K-Nearest Neighbors (KNN)
KNN is a supervised learning algorithm used for classification (and sometimes regression):
- You train the model on labeled data (i.e., you know the “answer” or class).
- When predicting a new sample, the model finds the k training samples closest to it (its “neighbors”) and uses them to assign a label.
- Closeness is usually based on Euclidean distance.
Example: Given a penguin with known bill length and depth, predict its species by looking at its 5 nearest neighbors in the training data.
K-Means Clustering
K-Means is an unsupervised learning algorithm used for clustering:
- You do not provide the true labels.
- The algorithm tries to split your data into k groups based on similarity.
- It randomly initializes cluster centers, assigns points to the nearest one, then updates the centers iteratively.
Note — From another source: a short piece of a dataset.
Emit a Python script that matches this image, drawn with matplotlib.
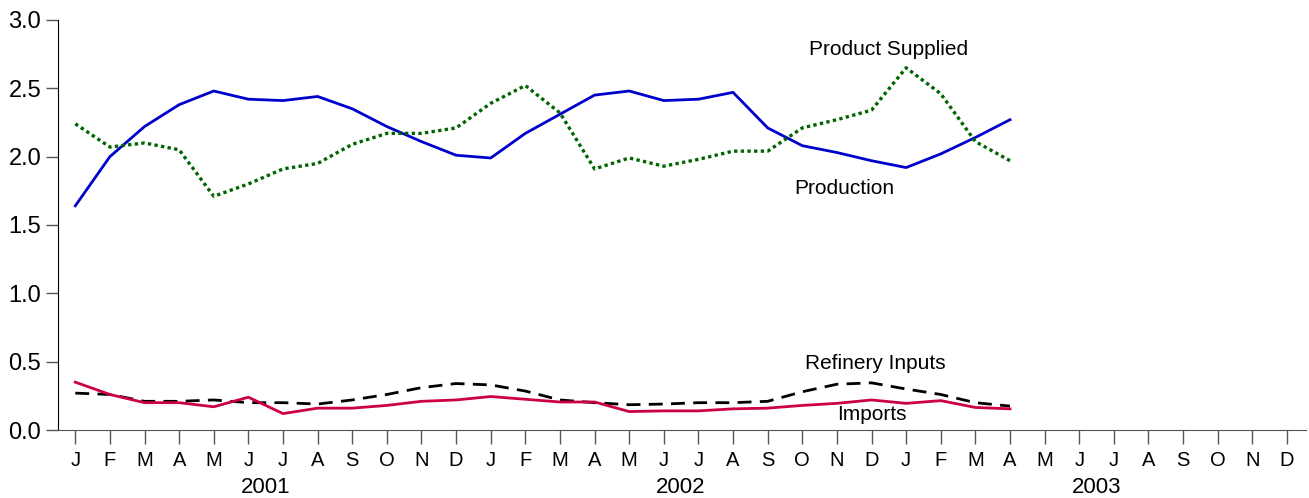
import numpy as np
import matplotlib
matplotlib.use('Agg')
import matplotlib.pyplot as plt
import matplotlib.transforms as mtransforms

plt.rcParams['font.family'] = ['Liberation Sans', 'DejaVu Sans']

# monthly data, Jan 2001 .. Apr 2003
months = ['J', 'F', 'M', 'A', 'M', 'J', 'J', 'A', 'S', 'O', 'N', 'D'] * 3
years = ['2001', '2002', '2003']

production = [1.64, 2.00, 2.22, 2.38, 2.48, 2.42, 2.41, 2.44, 2.35, 2.22, 2.11, 2.01,
              1.99, 2.17, 2.31, 2.45, 2.48, 2.41, 2.42, 2.47, 2.21, 2.08, 2.03, 1.97,
              1.92, 2.02, 2.14, 2.27]
product_supplied = [2.24, 2.07, 2.10, 2.05, 1.71, 1.80, 1.91, 1.95, 2.09, 2.17, 2.17, 2.21,
                    2.39, 2.52, 2.32, 1.91, 1.99, 1.93, 1.98, 2.04, 2.04, 2.21, 2.27, 2.34,
                    2.65, 2.46, 2.11, 1.97]
refinery_inputs = [0.27, 0.26, 0.21, 0.21, 0.22, 0.20, 0.20, 0.19, 0.22, 0.26, 0.31, 0.34,
                   0.33, 0.285, 0.22, 0.20, 0.185, 0.19, 0.20, 0.20, 0.21, 0.28, 0.335, 0.345,
                   0.30, 0.26, 0.20, 0.175]
imports = [0.35, 0.26, 0.20, 0.20, 0.17, 0.24, 0.12, 0.16, 0.16, 0.18, 0.21, 0.22,
           0.245, 0.225, 0.205, 0.205, 0.135, 0.14, 0.14, 0.155, 0.16, 0.18, 0.195, 0.22,
           0.195, 0.215, 0.165, 0.155]

x = np.arange(len(production))

fig = plt.figure(figsize=(13.09, 4.98), dpi=100)
ax = fig.add_axes([0.0443, 0.1365, 0.9534, 0.8235])

ax.plot(x, production, color='#0000CC', lw=2)
ax.plot(x, product_supplied, color='#006400', lw=2.4, linestyle=(0, (1, 1)))
ax.plot(x, refinery_inputs, color='black', lw=2, linestyle=(0, (5, 3)))
ax.plot(x, imports, color='#CC0044', lw=2)

ax.text(23.5, 2.78, 'Product Supplied', ha='center', va='center', fontsize=15)
ax.text(22.2, 1.77, 'Production', ha='center', va='center', fontsize=15)
ax.text(23.1, 0.49, 'Refinery Inputs', ha='center', va='center', fontsize=15)
ax.text(23.0, 0.11, 'Imports', ha='center', va='center', fontsize=15)

ax.set_xlim(-0.5, 35.55)
ax.set_ylim(0, 3.0)
ax.set_yticks(np.arange(0, 3.01, 0.5))
ax.set_yticklabels(['%.1f' % v for v in np.arange(0, 3.01, 0.5)], fontsize=17)
ax.set_xticks(np.arange(36))
ax.set_xticklabels(months, fontsize=14.5)
ax.tick_params(axis='x', length=10, width=1, color='#555555', pad=5)
ax.tick_params(axis='y', length=9, width=1, color='#555555', pad=3)

for s in ['top', 'right']:
    ax.spines[s].set_visible(False)
ax.spines['bottom'].set_color('#555555')
ax.spines['left'].set_color('black')

trans = mtransforms.blended_transform_factory(ax.transData, ax.transAxes)
for k, yr in enumerate(years):
    ax.text(12 * k + 5.5, -0.14, yr, transform=trans, ha='center', va='center', fontsize=16)

fig.savefig('out.png', dpi=100)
Example: Given penguin data without species labels, group them into 3 clusters based on bill length and depth.
Key Differences
Feature | KNN | K-Means |
---|---|---|
Learning Type | Supervised | Unsupervised |
Goal | Classification (or Regression) | Clustering |
Input Labels | Required | Not used |
Output | Predicted class | Cluster assignment |
Model Type | Lazy (no training phase) | Iterative center updates |
Plotting in Python
Please read the ‘Parts of a Figure’ and ‘Coding Styles’ sections of Quick Start Guide (Matplotlib). We will briefly cover plotting with Seaborn
(which is built on top of the Matplotlib
package), but will not spend much time talking about base Matplotlib
.
Optional Reading
Introduction to Object-Oriented Programming (OOP) in Python
We will cover the basics of object-oriented programming and how it relates to analysis workflows in Python during session 4, but Introduction to OOP in Python (Real Python) explains in greater detail and includes some practice exercises.